LONDON: Oil prices rose on Monday, bolstered by confidence that top exporters will this week agree to extend supply curbs, with suggestions the cuts could even be deepened.

Brent crude gained 48 cents o US$54.09 a barrel by 1043 GMT (6:43 a.m. ET), with U.S. light crude up 47 cents at US$50.80.

Both benchmarks have climbed more than 10 percent from lows earlier this month.

Prices have risen on expectations that the Organization of the Petroleum Exporting Countries (OPEC) and other producers, including Russia, will extend for another six or nine months a deal to cut supplies by 1.8 million barrels per day (bpd).

“The decision (to extend cuts) seems to be almost a done deal,” said Bjarne Schieldrop, chief commodities analyst at SEB Markets. “There seems to be a very high harmony in the group.”

The possibility of deepening the cuts was also being discussed ahead of a meeting of OPEC and other producers in Vienna on May 25, sources said.

But such talk could lead to disappointment if not approved, Commerzbank analysts said.

“If the cuts are merely to be extended, this is likely to be met at best with a neutral reception, if not even with disappointment,” Commerzbank said in a note.

Some analysts argue that deeper cuts are required to balance the market, pointing to a slight rise in OPEC exports this year.

The U.S. Energy Information Administration (EIA) expects OPEC net oil export revenues to rise in 2017, partly because of “slightly higher” OPEC output.

Deeper cuts might, however, serve to stimulate U.S. shale production, said Schieldrop at SEB Markets.

“If you cut production, it’s no free lunch.
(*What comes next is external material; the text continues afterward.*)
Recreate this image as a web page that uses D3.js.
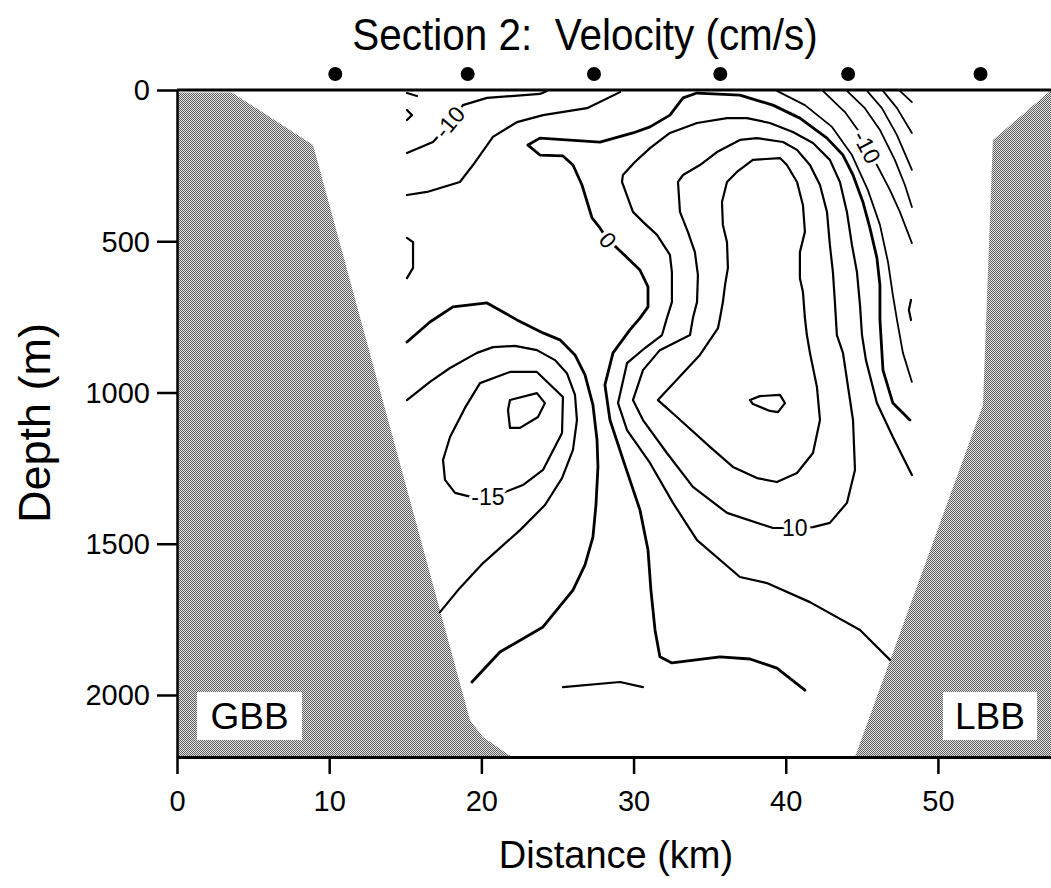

You get something in the short term, but you get a backflip in the medium term, which is more production in 2018 and 2019,” he said.

Goldman Sachs says that the U.S. rig count for new oil production has jumped by 404 since May last year, representing a rise of 128 percent.

U.S. oil production has already climbed by 10 percent, or almost 900,000 bpd, since mid-2016 to 9.3 million bpd.

Iraqi oil minister Jabar al-Luaibi said in a speech on Monday that OPEC’s No.2 producer had met its share of production cuts, but added that the country remains ready to meet any global demand growth that may arise.